=== Data lines ===

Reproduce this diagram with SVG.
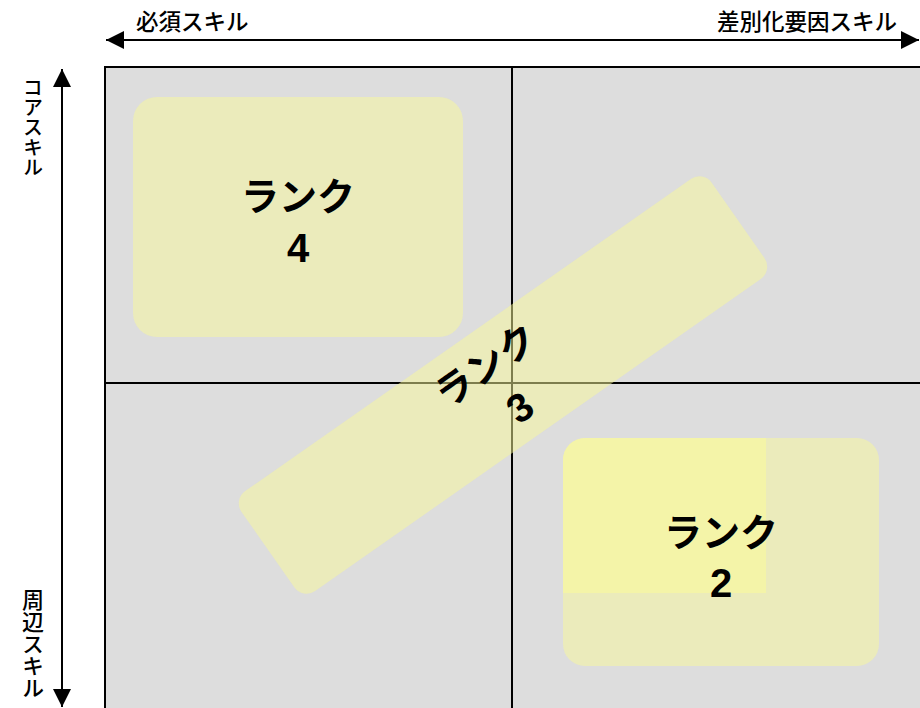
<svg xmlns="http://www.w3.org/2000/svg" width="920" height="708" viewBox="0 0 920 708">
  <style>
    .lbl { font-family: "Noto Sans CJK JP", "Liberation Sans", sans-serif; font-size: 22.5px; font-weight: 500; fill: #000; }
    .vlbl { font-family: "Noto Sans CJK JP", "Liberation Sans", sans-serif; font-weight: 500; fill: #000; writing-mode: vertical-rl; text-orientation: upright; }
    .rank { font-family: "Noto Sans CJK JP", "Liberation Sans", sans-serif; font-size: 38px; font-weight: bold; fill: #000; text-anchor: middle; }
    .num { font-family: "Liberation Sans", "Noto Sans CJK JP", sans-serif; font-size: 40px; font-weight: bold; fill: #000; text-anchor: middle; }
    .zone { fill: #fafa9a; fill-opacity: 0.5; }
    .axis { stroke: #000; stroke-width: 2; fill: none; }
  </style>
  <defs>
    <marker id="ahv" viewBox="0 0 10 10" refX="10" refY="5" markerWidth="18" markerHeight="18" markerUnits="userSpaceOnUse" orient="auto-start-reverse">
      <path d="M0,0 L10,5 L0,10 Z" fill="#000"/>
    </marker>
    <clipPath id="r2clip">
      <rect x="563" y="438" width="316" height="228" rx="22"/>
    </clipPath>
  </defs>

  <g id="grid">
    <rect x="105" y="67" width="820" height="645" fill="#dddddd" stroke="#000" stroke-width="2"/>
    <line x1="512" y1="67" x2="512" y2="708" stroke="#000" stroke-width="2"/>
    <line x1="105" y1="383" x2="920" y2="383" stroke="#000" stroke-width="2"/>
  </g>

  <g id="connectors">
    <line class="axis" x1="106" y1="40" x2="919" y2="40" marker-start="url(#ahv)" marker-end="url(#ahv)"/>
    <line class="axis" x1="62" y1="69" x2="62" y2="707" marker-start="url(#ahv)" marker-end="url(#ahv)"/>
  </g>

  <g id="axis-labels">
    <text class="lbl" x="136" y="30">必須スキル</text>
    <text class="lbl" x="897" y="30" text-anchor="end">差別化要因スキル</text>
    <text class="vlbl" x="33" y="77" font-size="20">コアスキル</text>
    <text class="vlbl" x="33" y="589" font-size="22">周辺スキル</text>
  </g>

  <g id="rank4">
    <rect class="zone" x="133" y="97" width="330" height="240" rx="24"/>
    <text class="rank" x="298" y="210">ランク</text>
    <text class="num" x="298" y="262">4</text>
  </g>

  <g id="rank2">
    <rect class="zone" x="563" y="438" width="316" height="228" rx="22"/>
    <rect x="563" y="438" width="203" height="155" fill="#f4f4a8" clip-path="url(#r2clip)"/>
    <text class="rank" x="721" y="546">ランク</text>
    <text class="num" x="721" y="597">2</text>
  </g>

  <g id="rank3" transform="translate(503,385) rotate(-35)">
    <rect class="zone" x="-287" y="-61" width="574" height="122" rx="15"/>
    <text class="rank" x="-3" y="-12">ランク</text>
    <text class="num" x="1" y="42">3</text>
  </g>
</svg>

=== Stated goal ===
Restate the whole of the material word for word without the pictures.

=== Reply ===
Reproduce this diagram with SVG.
<svg xmlns="http://www.w3.org/2000/svg" width="920" height="708" viewBox="0 0 920 708">
  <style>
    .lbl { font-family: "Noto Sans CJK JP", "Liberation Sans", sans-serif; font-size: 22.5px; font-weight: 500; fill: #000; }
    .vlbl { font-family: "Noto Sans CJK JP", "Liberation Sans", sans-serif; font-weight: 500; fill: #000; writing-mode: vertical-rl; text-orientation: upright; }
    .rank { font-family: "Noto Sans CJK JP", "Liberation Sans", sans-serif; font-size: 38px; font-weight: bold; fill: #000; text-anchor: middle; }
    .num { font-family: "Liberation Sans", "Noto Sans CJK JP", sans-serif; font-size: 40px; font-weight: bold; fill: #000; text-anchor: middle; }
    .zone { fill: #fafa9a; fill-opacity: 0.5; }
    .axis { stroke: #000; stroke-width: 2; fill: none; }
  </style>
  <defs>
    <marker id="ahv" viewBox="0 0 10 10" refX="10" refY="5" markerWidth="18" markerHeight="18" markerUnits="userSpaceOnUse" orient="auto-start-reverse">
      <path d="M0,0 L10,5 L0,10 Z" fill="#000"/>
    </marker>
    <clipPath id="r2clip">
      <rect x="563" y="438" width="316" height="228" rx="22"/>
    </clipPath>
  </defs>

  <g id="grid">
    <rect x="105" y="67" width="820" height="645" fill="#dddddd" stroke="#000" stroke-width="2"/>
    <line x1="512" y1="67" x2="512" y2="708" stroke="#000" stroke-width="2"/>
    <line x1="105" y1="383" x2="920" y2="383" stroke="#000" stroke-width="2"/>
  </g>

  <g id="connectors">
    <line class="axis" x1="106" y1="40" x2="919" y2="40" marker-start="url(#ahv)" marker-end="url(#ahv)"/>
    <line class="axis" x1="62" y1="69" x2="62" y2="707" marker-start="url(#ahv)" marker-end="url(#ahv)"/>
  </g>

  <g id="axis-labels">
    <text class="lbl" x="136" y="30">必須スキル</text>
    <text class="lbl" x="897" y="30" text-anchor="end">差別化要因スキル</text>
    <text class="vlbl" x="33" y="77" font-size="20">コアスキル</text>
    <text class="vlbl" x="33" y="589" font-size="22">周辺スキル</text>
  </g>

  <g id="rank4">
    <rect class="zone" x="133" y="97" width="330" height="240" rx="24"/>
    <text class="rank" x="298" y="210">ランク</text>
    <text class="num" x="298" y="262">4</text>
  </g>

  <g id="rank2">
    <rect class="zone" x="563" y="438" width="316" height="228" rx="22"/>
    <rect x="563" y="438" width="203" height="155" fill="#f4f4a8" clip-path="url(#r2clip)"/>
    <text class="rank" x="721" y="546">ランク</text>
    <text class="num" x="721" y="597">2</text>
  </g>

  <g id="rank3" transform="translate(503,385) rotate(-35)">
    <rect class="zone" x="-287" y="-61" width="574" height="122" rx="15"/>
    <text class="rank" x="-3" y="-12">ランク</text>
    <text class="num" x="1" y="42">3</text>
  </g>
</svg>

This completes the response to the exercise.